Pendant que TVA Sports faisait la fine bouche, Cogeco préparait l’embuscade. Le 98,5 FM, en quête de talent brut, n’a pas hésité une seconde. Et aujourd’hui, les résultats sont là :

« Plusieurs matchs ont permis à COGECO de rafler jusqu’à 65 parts de marché à travers le réseau au Québec. Avec des pointes à 70 parts. »

« Il faut souligner que les profits ont cependant été amoindris par le talent de négociateur de José Théodore. Mais comme Théo est le meilleur, le talent, ça se paye. »

— Réjean Tremblay, Punching Grace

Dans une industrie où 15 % de part de marché est considéré comme excellent, Théo et Martin McGuire ont carrément écrasé la concurrence. 

On parle ici d’un raz-de-marée. D’un empire sonore. Et Théodore est au cœur de ce tsunami radiophonique. 

Ce n’est pas un hasard si José Théodore divise. Il est cash, sec, parfois cruel. Il ne vend pas le rêve, il vend la réalité crue.

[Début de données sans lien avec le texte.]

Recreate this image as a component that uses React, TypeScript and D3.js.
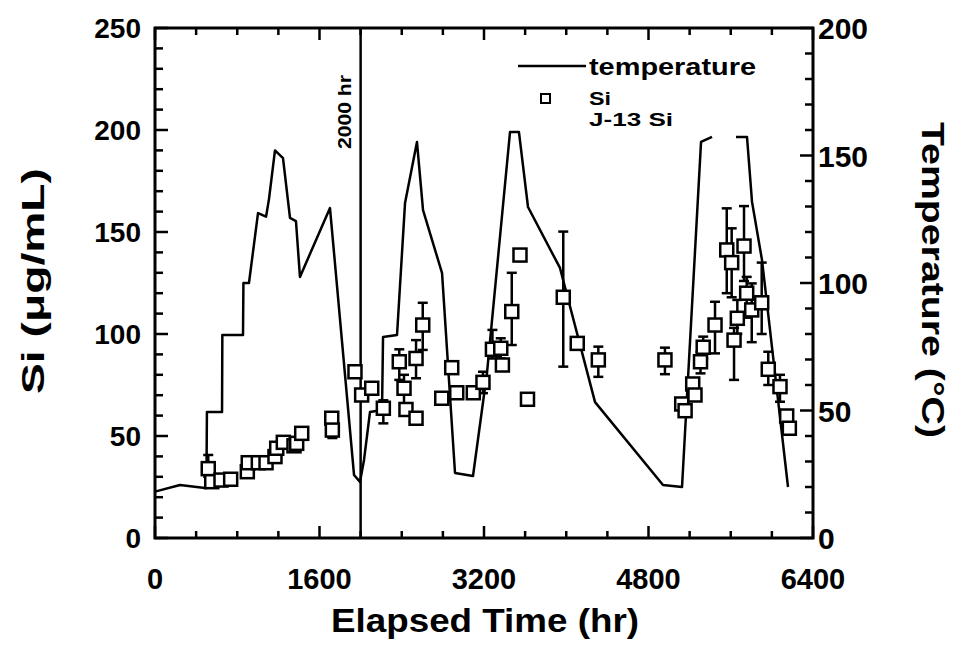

Mais c’est justement pour ça qu’il est écouté. Parce que dans un paysage saturé de faux débats, Théodore est la vérité qui fesse. 

Il ne cherche pas à plaire. Il cherche à comprendre, puis à trancher. Et en 2024-2025, c’est ce genre de personnalité qui fait exploser les cotes d’écoute.

Depuis plusieurs années, TVA Sports semble incapable de fidéliser ses talents. Louis Jean? Écarté. José Théodore? Jeté comme un extra.

Ce n’est plus une coïncidence. C’est une tendance. Un symptôme d’une direction incapable de valoriser ceux qui font vibrer le public. À force de chercher à payer moins, on finit toujours par avoir… moins.

Pendant ce temps, le show continue.

Et pendant que TVA rame, José Théodore flotte sur un nuage doré en Floride, branché à l’application du 98,5, prêt à dégainer ses analyses. Il n’a plus besoin de la télé. Il est devenu un brand à lui seul. Une voix. Un juge. Un sniper.

Et les commanditaires le savent. Les patrons de Cogeco le savent. Le public le sait.

Seuls les dirigeants de TVA Sports ont dormi au gaz.

Ironiquement, Théodore n’a jamais cherché la revanche. Il ne parle jamais de son départ de TVA Sports. Il ne pleure pas dans les médias. Il fait ce qu’il sait faire : parler hockey comme personne. Et c’est ça, la vraie leçon.

Pendant que certains s’enfoncent dans la médiocrité sous-payée, lui s’est battu pour son prix, et il l’a obtenu. C’est ce qu’on appelle du leadership, même hors glace.

TVA Sports aurait pu le garder. L’élever. Le placer au centre de son dispositif. Mais ils ont préféré faire comme s’il n’existait plus.

Aujourd’hui, c’est José Théodore qui n’a plus besoin d’eux.

Et ça, c’est la plus grande punition que TVA Sports pouvait s’infliger… toute seule.